'''
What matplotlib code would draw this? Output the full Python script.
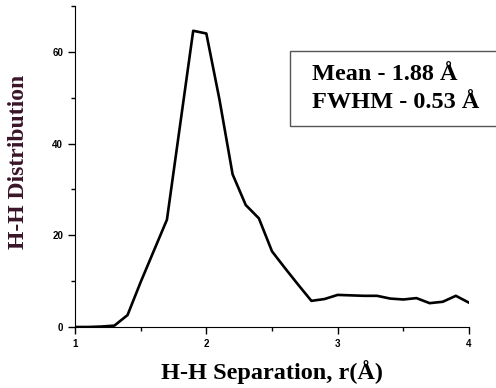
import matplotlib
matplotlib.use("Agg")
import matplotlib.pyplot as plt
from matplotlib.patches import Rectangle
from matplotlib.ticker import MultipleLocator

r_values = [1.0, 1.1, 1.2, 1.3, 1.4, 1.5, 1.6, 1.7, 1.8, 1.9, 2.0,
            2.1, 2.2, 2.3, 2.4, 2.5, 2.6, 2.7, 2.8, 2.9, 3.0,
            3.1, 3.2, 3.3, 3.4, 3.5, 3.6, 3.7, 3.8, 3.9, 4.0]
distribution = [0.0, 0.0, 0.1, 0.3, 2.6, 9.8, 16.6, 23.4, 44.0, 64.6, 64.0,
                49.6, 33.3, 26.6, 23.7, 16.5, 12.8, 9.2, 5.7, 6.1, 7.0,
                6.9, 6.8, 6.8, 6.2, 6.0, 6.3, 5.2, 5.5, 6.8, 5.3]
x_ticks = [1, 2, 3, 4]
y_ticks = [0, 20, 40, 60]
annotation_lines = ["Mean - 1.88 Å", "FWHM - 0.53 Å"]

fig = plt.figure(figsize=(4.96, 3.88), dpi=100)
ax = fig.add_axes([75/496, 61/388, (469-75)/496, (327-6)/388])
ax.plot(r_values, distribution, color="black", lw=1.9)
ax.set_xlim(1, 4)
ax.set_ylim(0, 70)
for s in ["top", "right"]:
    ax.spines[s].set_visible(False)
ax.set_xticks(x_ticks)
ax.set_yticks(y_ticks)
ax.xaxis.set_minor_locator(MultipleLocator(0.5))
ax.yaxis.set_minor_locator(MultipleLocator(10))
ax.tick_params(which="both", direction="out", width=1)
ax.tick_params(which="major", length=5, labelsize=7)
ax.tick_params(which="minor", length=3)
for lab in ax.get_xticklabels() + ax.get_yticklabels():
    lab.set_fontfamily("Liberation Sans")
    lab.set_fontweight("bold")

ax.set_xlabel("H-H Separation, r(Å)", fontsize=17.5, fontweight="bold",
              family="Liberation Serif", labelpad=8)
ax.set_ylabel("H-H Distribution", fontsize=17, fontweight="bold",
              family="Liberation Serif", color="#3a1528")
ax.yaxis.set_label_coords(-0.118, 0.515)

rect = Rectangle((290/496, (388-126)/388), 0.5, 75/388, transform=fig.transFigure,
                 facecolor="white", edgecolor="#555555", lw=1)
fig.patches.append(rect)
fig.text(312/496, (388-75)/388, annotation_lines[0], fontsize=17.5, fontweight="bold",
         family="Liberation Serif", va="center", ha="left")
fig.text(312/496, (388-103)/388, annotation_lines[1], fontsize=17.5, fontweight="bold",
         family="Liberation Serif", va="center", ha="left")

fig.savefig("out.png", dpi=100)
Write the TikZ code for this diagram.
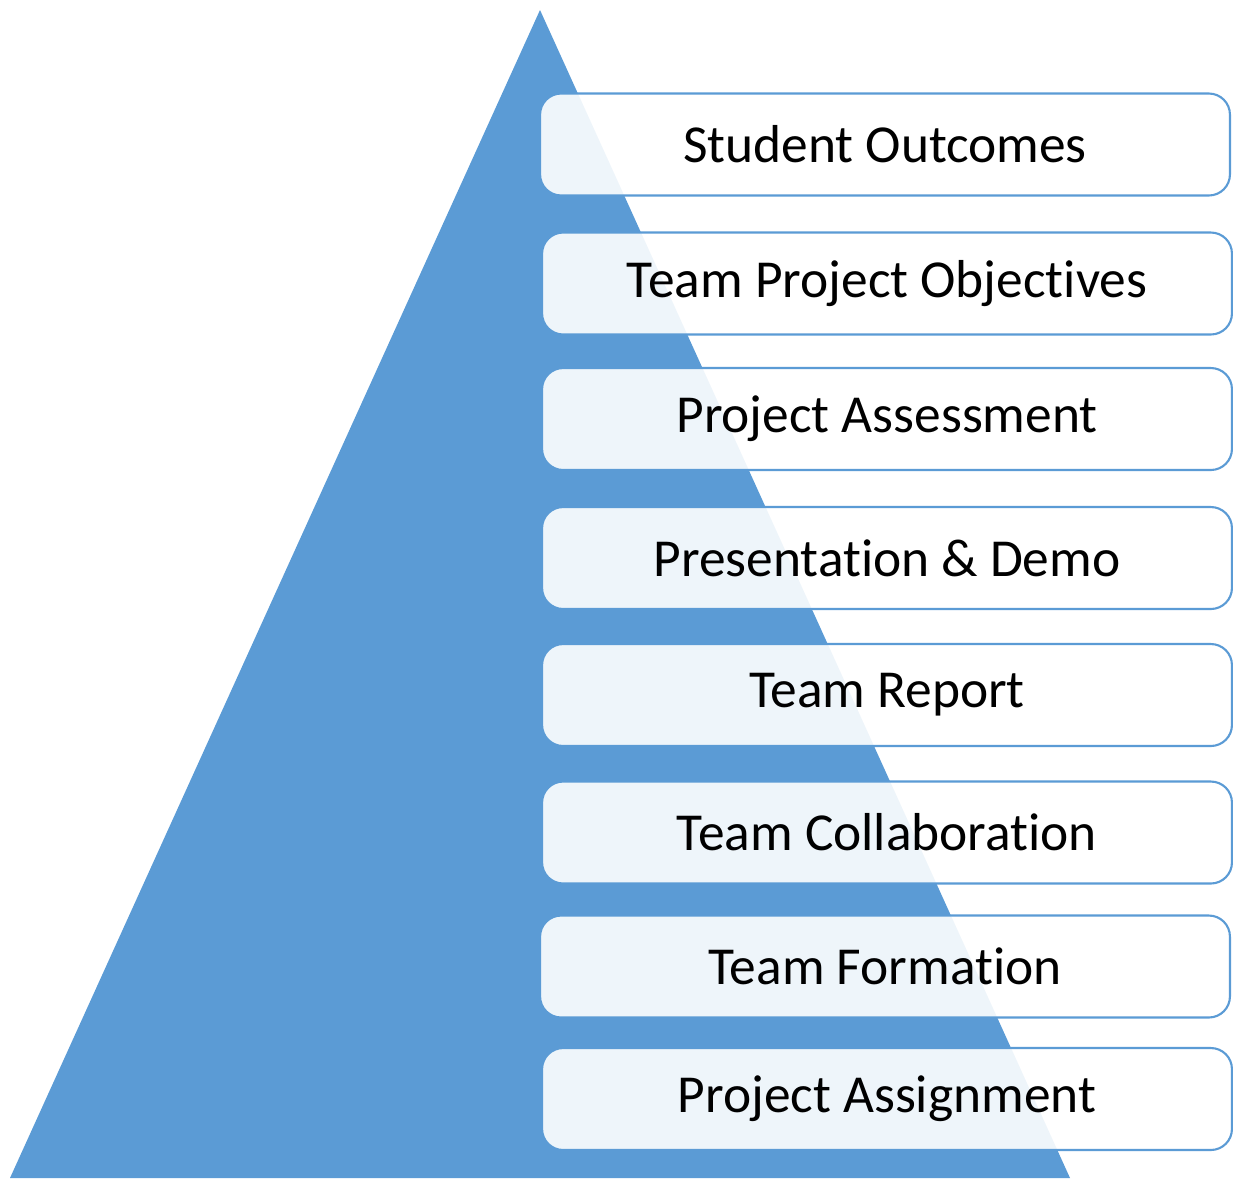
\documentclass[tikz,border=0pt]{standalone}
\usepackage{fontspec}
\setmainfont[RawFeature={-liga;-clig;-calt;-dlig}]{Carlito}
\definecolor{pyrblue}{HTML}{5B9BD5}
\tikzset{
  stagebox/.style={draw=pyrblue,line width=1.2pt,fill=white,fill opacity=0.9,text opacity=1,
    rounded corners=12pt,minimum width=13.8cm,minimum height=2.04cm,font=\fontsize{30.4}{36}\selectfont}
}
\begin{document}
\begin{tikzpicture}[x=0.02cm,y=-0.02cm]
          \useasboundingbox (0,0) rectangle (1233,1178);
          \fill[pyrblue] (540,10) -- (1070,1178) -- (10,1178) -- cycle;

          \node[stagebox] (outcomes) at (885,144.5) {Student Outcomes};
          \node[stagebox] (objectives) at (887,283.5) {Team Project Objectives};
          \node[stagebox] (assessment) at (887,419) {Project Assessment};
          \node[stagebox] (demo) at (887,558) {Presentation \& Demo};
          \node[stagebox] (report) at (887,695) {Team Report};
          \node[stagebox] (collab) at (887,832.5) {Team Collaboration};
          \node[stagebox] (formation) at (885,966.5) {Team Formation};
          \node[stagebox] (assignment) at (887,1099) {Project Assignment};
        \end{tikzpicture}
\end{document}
'''
Copy nothing past the line containing "ax.yaxis.set_label_coords(-0.118, 0.515)": reproduce every line from the start of the records up to it, skipping pictures.

Result of this task »
What matplotlib code would draw this? Output the full Python script.
import matplotlib
matplotlib.use("Agg")
import matplotlib.pyplot as plt
from matplotlib.patches import Rectangle
from matplotlib.ticker import MultipleLocator

r_values = [1.0, 1.1, 1.2, 1.3, 1.4, 1.5, 1.6, 1.7, 1.8, 1.9, 2.0,
            2.1, 2.2, 2.3, 2.4, 2.5, 2.6, 2.7, 2.8, 2.9, 3.0,
            3.1, 3.2, 3.3, 3.4, 3.5, 3.6, 3.7, 3.8, 3.9, 4.0]
distribution = [0.0, 0.0, 0.1, 0.3, 2.6, 9.8, 16.6, 23.4, 44.0, 64.6, 64.0,
                49.6, 33.3, 26.6, 23.7, 16.5, 12.8, 9.2, 5.7, 6.1, 7.0,
                6.9, 6.8, 6.8, 6.2, 6.0, 6.3, 5.2, 5.5, 6.8, 5.3]
x_ticks = [1, 2, 3, 4]
y_ticks = [0, 20, 40, 60]
annotation_lines = ["Mean - 1.88 Å", "FWHM - 0.53 Å"]

fig = plt.figure(figsize=(4.96, 3.88), dpi=100)
ax = fig.add_axes([75/496, 61/388, (469-75)/496, (327-6)/388])
ax.plot(r_values, distribution, color="black", lw=1.9)
ax.set_xlim(1, 4)
ax.set_ylim(0, 70)
for s in ["top", "right"]:
    ax.spines[s].set_visible(False)
ax.set_xticks(x_ticks)
ax.set_yticks(y_ticks)
ax.xaxis.set_minor_locator(MultipleLocator(0.5))
ax.yaxis.set_minor_locator(MultipleLocator(10))
ax.tick_params(which="both", direction="out", width=1)
ax.tick_params(which="major", length=5, labelsize=7)
ax.tick_params(which="minor", length=3)
for lab in ax.get_xticklabels() + ax.get_yticklabels():
    lab.set_fontfamily("Liberation Sans")
    lab.set_fontweight("bold")

ax.set_xlabel("H-H Separation, r(Å)", fontsize=17.5, fontweight="bold",
              family="Liberation Serif", labelpad=8)
ax.set_ylabel("H-H Distribution", fontsize=17, fontweight="bold",
              family="Liberation Serif", color="#3a1528")
ax.yaxis.set_label_coords(-0.118, 0.515)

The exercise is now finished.